The MC33410 contains a dual CVSD (Continuously Variable Slope Delta Modulator/Demodulator) encoder to digitize speech for RF transmission, and a CVSD decoder to reconstruct the received digital speech from the RF receiver. The MC33410 Dual CVSD/PLL Digital Cordless Phone System also has two PLLs for use with external VCOs and 64/65 or 128/129 dual modulus prescalers. The device also includes a second LO and an independent power amplifier. A serial MCU port is used to control multiple operational features and to adjust low battery and carrier signal detection levels. As with the other devices in the chipset, the MC33410 operates with a supply voltage down to 2.7 V, and has power down modes to conserve power.

The MC33411A and B are 900 MHz Analog Cordless Phone Baseband Systems with a complete expander/compressor for superior noise rejection, two PLLs for use with external VCOs and prescalers, a second LO and dual A/Ds to monitor battery voltage and RSSI. A variety of operational features are controlled through a serial MCU port, and power down modes can conserve power. For more information please visit our website.

Even if Motorola had produced the worst of specifications with this combination chip set it still couldn't fail to take a major share of the market, where the attitude is "lowest price and it works." No, they have done considerably better than that including the capacity for a 150 kbit/s ISM radio: But there a couple of strange things about the set . . .

I really like the analog baseband IC; it is, I think, unique with enough features on both transmit and receive channels to get a lot of product differentials for the market place. The market is still in the analog domain with digital cordless getting really slow acceptance. But the advantage of this chip set is that you can switch to the digital baseband when you want to change the product over -- or run digital production alongside the analog while still having the same RF layouts and testing.

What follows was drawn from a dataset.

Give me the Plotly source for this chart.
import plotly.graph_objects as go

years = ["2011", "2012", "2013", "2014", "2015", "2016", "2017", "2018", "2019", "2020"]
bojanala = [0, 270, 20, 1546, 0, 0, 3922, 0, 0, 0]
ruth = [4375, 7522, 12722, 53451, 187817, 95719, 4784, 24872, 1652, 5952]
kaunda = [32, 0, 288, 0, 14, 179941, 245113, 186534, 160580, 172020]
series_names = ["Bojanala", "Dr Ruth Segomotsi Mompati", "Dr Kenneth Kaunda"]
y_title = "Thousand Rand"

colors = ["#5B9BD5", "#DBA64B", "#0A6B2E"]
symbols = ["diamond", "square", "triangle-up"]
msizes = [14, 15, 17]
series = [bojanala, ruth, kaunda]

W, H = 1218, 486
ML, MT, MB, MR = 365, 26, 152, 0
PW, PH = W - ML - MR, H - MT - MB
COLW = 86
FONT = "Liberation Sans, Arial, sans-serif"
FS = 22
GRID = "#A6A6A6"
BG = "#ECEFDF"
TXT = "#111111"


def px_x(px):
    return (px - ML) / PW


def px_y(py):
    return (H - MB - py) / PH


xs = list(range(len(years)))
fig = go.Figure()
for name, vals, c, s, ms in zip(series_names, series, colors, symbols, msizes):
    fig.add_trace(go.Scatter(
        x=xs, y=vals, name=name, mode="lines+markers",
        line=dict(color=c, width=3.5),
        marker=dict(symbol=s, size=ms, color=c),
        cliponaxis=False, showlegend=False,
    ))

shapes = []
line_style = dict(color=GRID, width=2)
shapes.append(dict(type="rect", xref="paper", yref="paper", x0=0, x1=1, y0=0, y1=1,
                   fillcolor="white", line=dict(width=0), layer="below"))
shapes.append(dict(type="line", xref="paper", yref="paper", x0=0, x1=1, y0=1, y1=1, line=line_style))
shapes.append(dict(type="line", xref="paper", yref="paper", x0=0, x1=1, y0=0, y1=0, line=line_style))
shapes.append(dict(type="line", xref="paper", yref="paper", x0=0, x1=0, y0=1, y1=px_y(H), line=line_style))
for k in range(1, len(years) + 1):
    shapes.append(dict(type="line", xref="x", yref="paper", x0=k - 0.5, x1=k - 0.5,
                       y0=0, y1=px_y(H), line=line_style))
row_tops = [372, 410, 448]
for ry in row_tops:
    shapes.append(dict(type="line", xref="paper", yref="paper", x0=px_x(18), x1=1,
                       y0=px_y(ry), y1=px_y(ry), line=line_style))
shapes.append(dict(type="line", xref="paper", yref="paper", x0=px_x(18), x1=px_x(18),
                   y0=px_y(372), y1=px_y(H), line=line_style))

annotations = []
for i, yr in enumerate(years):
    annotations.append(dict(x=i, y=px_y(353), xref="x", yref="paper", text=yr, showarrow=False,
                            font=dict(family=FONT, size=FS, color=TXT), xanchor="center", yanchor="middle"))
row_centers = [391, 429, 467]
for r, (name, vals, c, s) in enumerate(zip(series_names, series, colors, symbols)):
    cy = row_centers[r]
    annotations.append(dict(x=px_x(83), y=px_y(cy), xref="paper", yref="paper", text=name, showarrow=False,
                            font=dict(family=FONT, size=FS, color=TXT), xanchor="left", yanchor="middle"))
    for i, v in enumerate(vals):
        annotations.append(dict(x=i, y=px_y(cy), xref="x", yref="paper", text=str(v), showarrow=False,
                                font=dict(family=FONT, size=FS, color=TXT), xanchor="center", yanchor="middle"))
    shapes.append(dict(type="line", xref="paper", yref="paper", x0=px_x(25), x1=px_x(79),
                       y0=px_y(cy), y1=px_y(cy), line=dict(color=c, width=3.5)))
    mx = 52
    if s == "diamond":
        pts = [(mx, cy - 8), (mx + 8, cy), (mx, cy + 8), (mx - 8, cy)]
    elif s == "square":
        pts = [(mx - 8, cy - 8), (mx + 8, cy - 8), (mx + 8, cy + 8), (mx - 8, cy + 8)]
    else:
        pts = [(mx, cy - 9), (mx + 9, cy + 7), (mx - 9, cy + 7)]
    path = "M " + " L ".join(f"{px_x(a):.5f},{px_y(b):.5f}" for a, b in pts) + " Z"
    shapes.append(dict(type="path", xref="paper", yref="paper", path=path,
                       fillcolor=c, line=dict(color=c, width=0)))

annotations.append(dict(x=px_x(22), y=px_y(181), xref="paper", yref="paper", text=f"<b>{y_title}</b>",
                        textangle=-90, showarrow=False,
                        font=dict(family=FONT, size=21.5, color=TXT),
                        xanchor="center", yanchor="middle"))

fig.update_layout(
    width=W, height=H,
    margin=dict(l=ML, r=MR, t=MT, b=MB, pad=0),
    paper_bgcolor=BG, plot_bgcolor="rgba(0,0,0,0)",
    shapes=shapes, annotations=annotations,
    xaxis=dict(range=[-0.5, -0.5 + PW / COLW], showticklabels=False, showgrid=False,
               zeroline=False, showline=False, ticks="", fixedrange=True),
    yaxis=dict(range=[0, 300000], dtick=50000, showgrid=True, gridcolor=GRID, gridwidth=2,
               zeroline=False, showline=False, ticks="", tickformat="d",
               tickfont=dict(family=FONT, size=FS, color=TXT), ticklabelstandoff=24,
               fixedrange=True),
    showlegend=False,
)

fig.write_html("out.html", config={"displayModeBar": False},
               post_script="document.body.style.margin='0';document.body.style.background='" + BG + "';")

The analog baseband requires external crystal low-pass filters and VCOs/prescalers and my count was 39 components. The receiver unit, the MC13145, requires even more external components including two external IF filters. The input matching into the LNA is particularly horrendous, with four capacitors and one inductor and one wonders why it is so complicated for such a restricted band. The noise figure of the LNA is also poor for 1998 with 3.5 dB typical, 5.0 dB max; these numbers include the first and second mixers but with the gains involved their contribution is low. (Typical numbers being obtained in the 900 MHz band by other vendors are as low as 0.8 dB.) The receiver sensitivity, however, is superb with a 12-dB SINAD of -115 dB. The MC13146 transmit IC is a much cleaner design.

This chipset -- either in digital or analog baseband groupings -- is very much designed to operate as a set and offers little, if no, opportunity to work with other vendors' products. But at the same time there are duplications on the ICs which are strange; there appear to be enough PLLs, for example for three transceivers!

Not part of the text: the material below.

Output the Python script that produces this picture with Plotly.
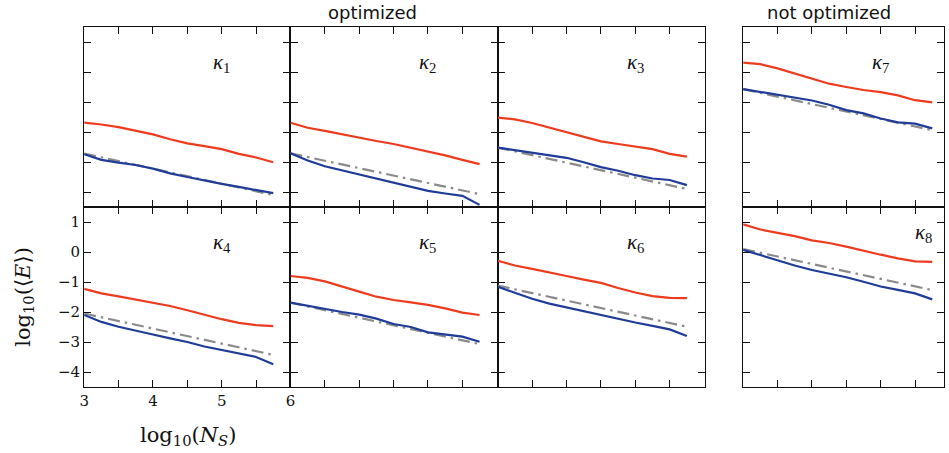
import plotly.graph_objects as go

W, H = 949, 453

log_ns = [3.0, 3.25, 3.5, 3.75, 4.0, 4.25, 4.5, 4.75, 5.0, 5.25, 5.5, 5.75]
ref_x = [3.0, 5.75]

red_k1 = [-1.69, -1.75, -1.84, -1.95, -2.08, -2.24, -2.38, -2.47, -2.57, -2.73, -2.85, -3.01]
blue_k1 = [-2.74, -2.93, -3.02, -3.10, -3.22, -3.38, -3.50, -3.62, -3.73, -3.83, -3.93, -4.04]
gray_k1 = [-2.72, -4.10]

red_k2 = [-1.69, -1.86, -1.96, -2.08, -2.20, -2.30, -2.40, -2.52, -2.65, -2.78, -2.93, -3.07]
blue_k2 = [-2.71, -2.95, -3.14, -3.28, -3.42, -3.56, -3.69, -3.82, -3.96, -4.05, -4.13, -4.43]
gray_k2 = [-2.71, -4.07]

red_k3 = [-1.52, -1.58, -1.70, -1.85, -1.99, -2.16, -2.31, -2.40, -2.48, -2.57, -2.73, -2.82]
blue_k3 = [-2.52, -2.61, -2.70, -2.78, -2.86, -3.01, -3.17, -3.29, -3.44, -3.55, -3.60, -3.77]
gray_k3 = [-2.52, -3.90]

red_k4 = [-1.23, -1.38, -1.48, -1.58, -1.70, -1.80, -1.94, -2.10, -2.24, -2.36, -2.44, -2.47]
blue_k4 = [-2.10, -2.33, -2.49, -2.63, -2.75, -2.88, -3.00, -3.15, -3.26, -3.38, -3.50, -3.74]
gray_k4 = [-2.05, -3.43]

red_k5 = [-0.80, -0.86, -0.98, -1.16, -1.32, -1.49, -1.60, -1.68, -1.76, -1.88, -2.02, -2.10]
blue_k5 = [-1.69, -1.80, -1.90, -2.00, -2.09, -2.22, -2.40, -2.50, -2.68, -2.76, -2.82, -2.99]
gray_k5 = [-1.69, -3.07]

red_k6 = [-0.29, -0.45, -0.56, -0.67, -0.80, -0.92, -1.03, -1.20, -1.35, -1.47, -1.53, -1.54]
blue_k6 = [-1.16, -1.37, -1.56, -1.72, -1.85, -1.97, -2.09, -2.23, -2.35, -2.46, -2.58, -2.80]
gray_k6 = [-1.12, -2.49]

red_k7 = [0.31, 0.26, 0.12, -0.05, -0.20, -0.39, -0.50, -0.60, -0.67, -0.78, -0.94, -1.01]
blue_k7 = [-0.57, -0.66, -0.76, -0.86, -0.95, -1.09, -1.27, -1.38, -1.55, -1.68, -1.72, -1.88]
gray_k7 = [-0.57, -1.94]

red_k8 = [0.92, 0.75, 0.64, 0.53, 0.39, 0.30, 0.18, 0.04, -0.09, -0.21, -0.31, -0.33]
blue_k8 = [0.07, -0.11, -0.28, -0.45, -0.60, -0.72, -0.84, -0.99, -1.15, -1.26, -1.38, -1.58]
gray_k8 = [0.10, -1.27]

panel_labels = ["κ1", "κ2", "κ3", "κ4", "κ5", "κ6", "κ7", "κ8"]
x_tick_vals = [3, 4, 5, 6]
x_tick_text = ["3", "4", "5", "6"]
x_minor_vals = [3.5, 4.5, 5.5]
y_tick_vals = [-4, -3, -2, -1, 0, 1]
y_tick_text = ["\u22124", "\u22123", "\u22122", "\u22121", "0", "1"]
titles = ["optimized", "not optimized"]

series = {
    1: (red_k1, blue_k1, gray_k1),
    2: (red_k2, blue_k2, gray_k2),
    3: (red_k3, blue_k3, gray_k3),
    4: (red_k4, blue_k4, gray_k4),
    5: (red_k5, blue_k5, gray_k5),
    6: (red_k6, blue_k6, gray_k6),
    7: (red_k7, blue_k7, gray_k7),
    8: (red_k8, blue_k8, gray_k8),
}

RED = "#ee3b1e"
BLUE = "#1f3c98"
GRAY = "#8a8a8a"
SERIF = "DejaVu Serif"
KFONT = "Liberation Serif"
SANS = "DejaVu Sans"

cols_px = [(80, 288.5), (288.5, 498), (498, 707.5), (746, 949)]
rows_px = [(27, 207), (207, 387)]
pos = {1: (0, 0), 2: (0, 1), 3: (0, 2), 7: (0, 3),
       4: (1, 0), 5: (1, 1), 6: (1, 2), 8: (1, 3)}
px_per_unit = (288.5 - 80) / 3.0

fig = go.Figure()
layout = dict(width=W, height=H, margin=dict(l=0, r=0, t=0, b=0),
              paper_bgcolor="white", plot_bgcolor="white", showlegend=False)
annotations = []

for k in range(1, 9):
    r, c = pos[k]
    ax = "" if k == 1 else str(k)
    x0, x1 = cols_px[c]
    y0, y1 = rows_px[r]
    xr_end = 3 + (x1 - x0) / px_per_unit
    red, blue, gray = series[k]
    fig.add_trace(go.Scatter(x=ref_x, y=gray, mode="lines",
                             line=dict(color=GRAY, width=2.2, dash="12px,5px,2.5px,5px"),
                             xaxis="x" + ax, yaxis="y" + ax))
    fig.add_trace(go.Scatter(x=log_ns, y=red, mode="lines",
                             line=dict(color=RED, width=2.2),
                             xaxis="x" + ax, yaxis="y" + ax))
    fig.add_trace(go.Scatter(x=log_ns, y=blue, mode="lines",
                             line=dict(color=BLUE, width=2.2),
                             xaxis="x" + ax, yaxis="y" + ax))
    show = (k == 4)
    common = dict(ticks="inside", ticklen=7, tickwidth=1.2, tickcolor="#111",
                  showline=True, linecolor="#111", linewidth=1.3,
                  mirror="ticks", showgrid=False, zeroline=False,
                  tickfont=dict(family=SERIF, size=15, color="#111"))
    layout["xaxis" + ax] = dict(
        domain=[x0 / W, x1 / W], anchor="y" + ax, range=[3, xr_end],
        tickmode="array", tickvals=x_tick_vals, ticktext=x_tick_text,
        showticklabels=show,
        minor=dict(tickmode="array", tickvals=x_minor_vals, ticks="inside",
                   ticklen=7, tickwidth=1.2, tickcolor="#111", showgrid=False),
        **common)
    layout["yaxis" + ax] = dict(
        domain=[1 - y1 / H, 1 - y0 / H], anchor="x" + ax, range=[-4.5, 1.5],
        tickmode="array", tickvals=y_tick_vals, ticktext=y_tick_text,
        showticklabels=show, **common)
    lab = panel_labels[k - 1]
    lx, ly = (5.62, 0.62) if k == 8 else (5.0, 0.3)
    annotations.append(dict(
        x=lx, y=ly, xref="x" + ax, yref="y" + ax, showarrow=False,
        xanchor="center", yanchor="middle",
        text="<i>" + lab[0] + "</i><sub>" + lab[1:] + "</sub>",
        font=dict(family=KFONT, size=21, color="#111")))

annotations.append(dict(x=371 / W, y=1 - 12 / H, xref="paper", yref="paper",
                        showarrow=False, text=titles[0],
                        xanchor="center", yanchor="middle",
                        font=dict(family=SANS, size=18, color="#111")))
annotations.append(dict(x=833 / W, y=1 - 12 / H, xref="paper", yref="paper",
                        showarrow=False, text=titles[1],
                        xanchor="center", yanchor="middle",
                        font=dict(family=SANS, size=18, color="#111")))
annotations.append(dict(x=185 / W, y=1 - 436 / H, xref="paper", yref="paper",
                        showarrow=False, xanchor="center", yanchor="middle",
                        text="log<sub>10</sub>(<i>N</i><sub><i>S</i></sub>)",
                        font=dict(family=SERIF, size=21, color="#111")))
annotations.append(dict(x=19 / W, y=1 - 297 / H, xref="paper", yref="paper",
                        showarrow=False, textangle=-90,
                        xanchor="center", yanchor="middle",
                        text="log<sub>10</sub>(\u27e8<i>E</i>\u27e9)",
                        font=dict(family=SERIF, size=21, color="#111")))
layout["annotations"] = annotations
fig.update_layout(**layout)
fig.write_html("out.html")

In terms of pricing it maybe should be thought of in terms that a digital radio set would cost $4.54 in 25,000-piece lots while the analog set would cost $3.92. Individually the 145 is $1.50, the 410 $2.12, the 411 $1.50, and the 146 is $0.92. The 146 is in a 24-pin LPQFP while the others are in a 48-pin LPQFP; all are in production. The difference between the 411A and 411B is in the clock source, the "A" version being for where the MCU has its own internal or dedicated clock source allowing the baseband IC to be powered down further.